Two words to measure your value
The year is 1910.
At 808 Brady Street in Davenport, Iowa, we join two of the most brilliant minds of the 20th Century conversing over dinner.
“Tell me, B.J.” says Elbert, “What are the two most valuable words in the English language?”
“I haven’t given it much thought,” B.J. responds. “What are yours?”
Elbert leans forward and confides, “Survival value.”
B.J. ponders the words for a moment. “To be frank, Elbert, I don’t see much in them.”
“Give them time, B.J. They will grow on you.”
“Do explain, Elbert. I’m all ears.”
Elbert thoughtfully takes a sip of wine, then pushes his chair back from the table. Eyes gleaming, he speaks earnestly and deliberately, in the manner of a man revealing thoughts he has been pondering for years:
“That which lives after the action itself is complete, is survival value. Actions have survival value according to the degree of good that grows out of them.
“For instance, the man who planted the tree had the joy of doing; the tree adds to the value of his real estate; but the tree will exist long after the man has turned to dust.
“All worthy deeds, all honest work, all sincere expressions of truth–whether by pen or voice–have a survival value.
“Civilization is a great, moving mass of survival values, augmented, increased, bettered, refined, by every worthy life. Man dies, but his influence lives and adds to the wealth, the happiness and the welfare of the world.
“Hate, revenge, jealousy, doubt, negation, have no survival value. Courtesy, kindness, goodwill, right intent, all add to the sum of human happiness. Not only do they benefit the individual who gives them out, but they survive in various forms and add to the well-being of the world.
“All acts, whether work or play, should be judged with the idea of survival value in mind.
“Health and happiness are the results of a multiplicity of thoughts and actions possessing survival value.
“Hell might be defined as the sum total of acts which possess no survival value.”
The words were spoken by Elbert Hubbard, writer, publisher, artist, philosopher, and the author of “A Message to Garcia,” which sold more than 40 million copies in his lifetime, outselling every other publication except the Bible and the dictionary.

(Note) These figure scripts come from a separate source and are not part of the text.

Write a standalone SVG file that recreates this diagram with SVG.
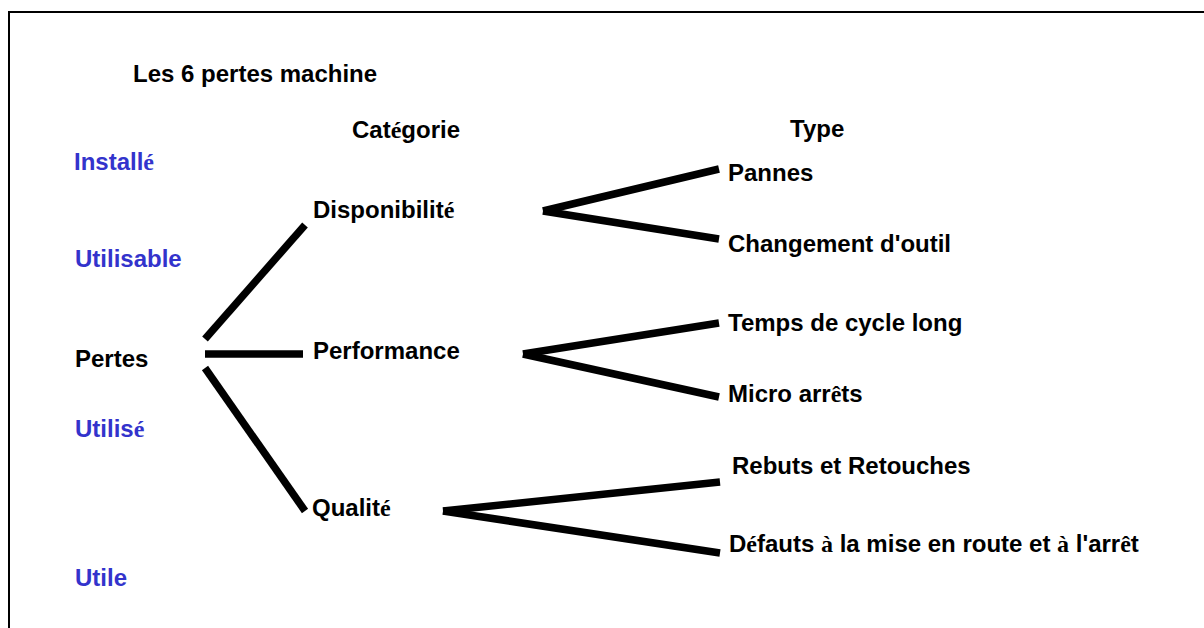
<svg xmlns="http://www.w3.org/2000/svg" width="1204" height="628" viewBox="0 0 1204 628">
<style>
text{font-family:"Liberation Sans",Arial,sans-serif;font-weight:bold;font-size:24px;fill:#000}
.b{fill:#3333CC}
.s{font-family:"Liberation Serif","Times New Roman",serif}
.c line{stroke:#000;stroke-width:7.5;stroke-linecap:butt}
</style>
<rect width="1204" height="628" fill="#fff"/>
<path d="M9,628 V12 H1204" fill="none" stroke="#000" stroke-width="2"/>
<g id="title"><text x="133" y="82">Les 6 pertes machine</text></g>
<g id="h-categorie"><text x="352" y="138">Cat<tspan class="s">é</tspan>gorie</text></g>
<g id="h-type"><text x="790" y="137">Type</text></g>
<g id="lvl-installe"><text class="b" x="74" y="170">Install<tspan class="s">é</tspan></text></g>
<g id="lvl-utilisable"><text class="b" x="75" y="267">Utilisable</text></g>
<g id="lvl-utilise"><text class="b" x="75" y="437">Utilis<tspan class="s">é</tspan></text></g>
<g id="lvl-utile"><text class="b" x="75" y="586">Utile</text></g>
<g id="pertes"><text x="75" y="367">Pertes</text></g>
<g id="disponibilite"><text x="313" y="218">Disponibilit<tspan class="s">é</tspan></text></g>
<g id="performance"><text x="313" y="359">Performance</text></g>
<g id="qualite"><text x="312" y="516">Qualit<tspan class="s">é</tspan></text></g>
<g id="pannes"><text x="728" y="181">Pannes</text></g>
<g id="changement"><text x="728" y="252">Changement d'outil</text></g>
<g id="temps"><text x="728" y="331">Temps de cycle long</text></g>
<g id="micro"><text x="728" y="402">Micro arr<tspan class="s">ê</tspan>ts</text></g>
<g id="rebuts"><text x="732" y="474">Rebuts et Retouches</text></g>
<g id="defauts"><text x="729" y="552">D<tspan class="s">é</tspan>fauts <tspan class="s">à</tspan> la mise en route et <tspan class="s">à</tspan> l'arr<tspan class="s">ê</tspan>t</text></g>
<g id="connectors" class="c">
<line x1="205" y1="339" x2="305" y2="225"/>
<line x1="205" y1="354" x2="303" y2="354"/>
<line x1="205" y1="368" x2="305" y2="511"/>
<line x1="543" y1="211" x2="719" y2="169"/>
<line x1="543" y1="211" x2="719" y2="239"/>
<line x1="523" y1="354" x2="719" y2="323"/>
<line x1="523" y1="354" x2="719" y2="397"/>
<line x1="443" y1="511" x2="720" y2="482"/>
<line x1="443" y1="511" x2="720" y2="553"/>
</g>
</svg>
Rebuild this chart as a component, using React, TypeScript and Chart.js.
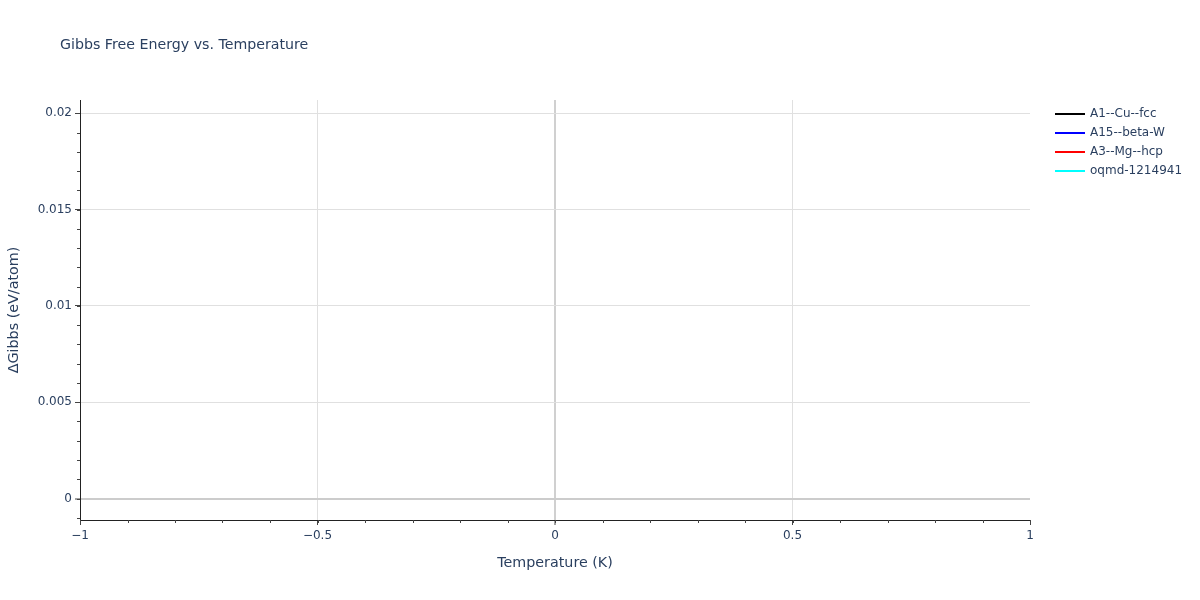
import { useEffect, useRef } from "react";
import Chart from "chart.js/auto";

const seriesNames = ["A1--Cu--fcc", "A15--beta-W", "A3--Mg--hcp", "oqmd-1214941"];
const seriesColors = ["#000000", "#0000ff", "#ff0000", "#00ffff"];
// every structure sits at T = 0 K with ΔG = 0, so the traces collapse to one point
const temperatures = [0];
const gibbsA1 = [0];
const gibbsA15 = [0];
const gibbsA3 = [0];
const gibbsOqmd = [0];

const xTicks = [-1, -0.5, 0, 0.5, 1];
const yTicks = [0, 0.005, 0.01, 0.015, 0.02];

const TEXT = "#2a3f5f";
const FONT = '"DejaVu Sans", Verdana, sans-serif';

const fmt = (v: number) => (v < 0 ? "\u2212" : "") + String(Math.abs(v));

// title, legend and minor ticks drawn on top of the chart
const overlay = {
  id: "overlay",
  afterDraw(chart: any) {
    const { ctx, chartArea, scales } = chart;
    const x = scales.x;
    const y = scales.y;
    ctx.save();

    ctx.strokeStyle = "#444";
    ctx.lineWidth = 1;
    ctx.beginPath();
    for (let i = Math.ceil(x.min / 0.1); i <= Math.floor(x.max / 0.1); i++) {
      const px = Math.round(x.getPixelForValue(i * 0.1)) + 0.5;
      ctx.moveTo(px, chartArea.bottom);
      ctx.lineTo(px, chartArea.bottom + 3);
    }
    for (let i = Math.ceil(y.min / 0.001); i <= Math.floor(y.max / 0.001); i++) {
      const py = Math.round(y.getPixelForValue(i * 0.001)) + 0.5;
      ctx.moveTo(chartArea.left, py);
      ctx.lineTo(chartArea.left - 3, py);
    }
    ctx.stroke();

    ctx.fillStyle = TEXT;
    ctx.textBaseline = "middle";
    ctx.textAlign = "left";
    ctx.font = `14.2px ${FONT}`;
    ctx.fillText("Gibbs Free Energy vs. Temperature", 60, 45);

    ctx.font = `12px ${FONT}`;
    seriesNames.forEach((name, i) => {
      const ly = 114 + i * 19;
      ctx.strokeStyle = seriesColors[i];
      ctx.lineWidth = 2;
      ctx.beginPath();
      ctx.moveTo(1055, ly);
      ctx.lineTo(1085, ly);
      ctx.stroke();
      ctx.fillStyle = TEXT;
      ctx.fillText(name, 1090, ly);
    });

    ctx.restore();
  },
};

const App = () => {
  const chartRef = useRef<HTMLCanvasElement | null>(null);
  const chartInstance = useRef<Chart | null>(null);

  useEffect(() => {
    if (!chartRef.current) return;
    if (chartInstance.current) chartInstance.current.destroy();

    const values = [gibbsA1, gibbsA15, gibbsA3, gibbsOqmd];

    chartInstance.current = new Chart(chartRef.current, {
      type: "line",
      data: {
        datasets: seriesNames.map((name, i) => ({
          label: name,
          data: temperatures.map((t, j) => ({ x: t, y: values[i][j] })),
          borderColor: seriesColors[i],
          backgroundColor: seriesColors[i],
          borderWidth: 2,
          pointRadius: 0,
        })),
      },
      options: {
        animation: false,
        responsive: false,
        layout: { padding: { top: 100, right: 170, left: 0, bottom: 0 } },
        plugins: {
          legend: { display: false },
          title: { display: false },
          tooltip: { enabled: false },
        },
        scales: {
          x: {
            type: "linear",
            min: -1,
            max: 1,
            afterFit: (s: any) => {
              s.height = 80;
            },
            afterBuildTicks: (s: any) => {
              s.ticks = xTicks.map((v) => ({ value: v }));
            },
            ticks: {
              color: TEXT,
              font: { family: FONT, size: 12 },
              padding: 4,
              maxRotation: 0,
              autoSkip: false,
              callback: (v: any) => fmt(Number(v)),
            },
            grid: {
              color: (c: any) =>
                c.tick && c.tick.value === 1 ? "rgba(0,0,0,0)" : c.tick && c.tick.value === 0 ? "#d0d0d0" : "#e0e0e0",
              lineWidth: (c: any) => (c.tick && c.tick.value === 0 ? 2 : 1),
              tickColor: "#444",
              tickWidth: 1,
              tickLength: 5,
            },
            border: { display: true, color: "#222", width: 1 },
            title: {
              display: true,
              text: "Temperature (K)",
              color: TEXT,
              font: { family: FONT, size: 14.3 },
              padding: { top: 0, bottom: 28 },
            },
          },
          y: {
            type: "linear",
            min: -0.001116,
            max: 0.02069,
            afterFit: (s: any) => {
              s.width = 80;
            },
            afterBuildTicks: (s: any) => {
              s.ticks = yTicks.map((v) => ({ value: v }));
            },
            ticks: {
              color: TEXT,
              font: { family: FONT, size: 12 },
              padding: 3,
              autoSkip: false,
              callback: (v: any) => fmt(Number(v)),
            },
            grid: {
              color: (c: any) => (c.tick && c.tick.value === 0 ? "#cccccc" : "#e0e0e0"),
              lineWidth: (c: any) => (c.tick && c.tick.value === 0 ? 2 : 1),
              tickColor: "#444",
              tickWidth: 1,
              tickLength: 5,
            },
            border: { display: true, color: "#222", width: 1 },
            title: {
              display: true,
              text: "ΔGibbs (eV/atom)",
              color: TEXT,
              font: { family: FONT, size: 14.3 },
              padding: { top: 6, bottom: 0 },
            },
          },
        },
      },
      plugins: [overlay],
    });

    return () => {
      if (chartInstance.current) {
        chartInstance.current.destroy();
        chartInstance.current = null;
      }
    };
  }, []);

  return (
    <div style={{ position: "absolute", left: 0, top: 0, width: 1200, height: 600, background: "#fff" }}>
      <canvas ref={chartRef} width={1200} height={600} />
    </div>
  );
};

export default App;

He explains in his book Evolution or Revolution:
“What a person makes of his time–thinking, saying, and doing–are accumulative, day after day, year after year; and as they accumulate they are either constructive for welfare of man, or destructive, injuring with whom he commingled.
“Elbert Hubbard’s life had an Accumulative Constructive Survival Value. Hitler’s life was that of Accumulative Destructive Survival Value.”
How about our lives? What is our survival value? Is it accumulatively constructive or destructive? Or does it hover somewhere in the middle because we’re too afraid or apathetic to take a stand either way?
If we’re not striving for excellence, we’re slipping into mediocrity. As Elbert Hubbard declared,
“The man who has nothing to offer the world that the world needs, should telephone the undertaker, for he is a dead one, whether he knows it or not.”
The greater value we create for others, the wider our influence spreads and the longer it lasts.
Elbert Hubbard died in 1915. But his influence is still felt today because of his survival value.
What will people write about you a hundred years after you die?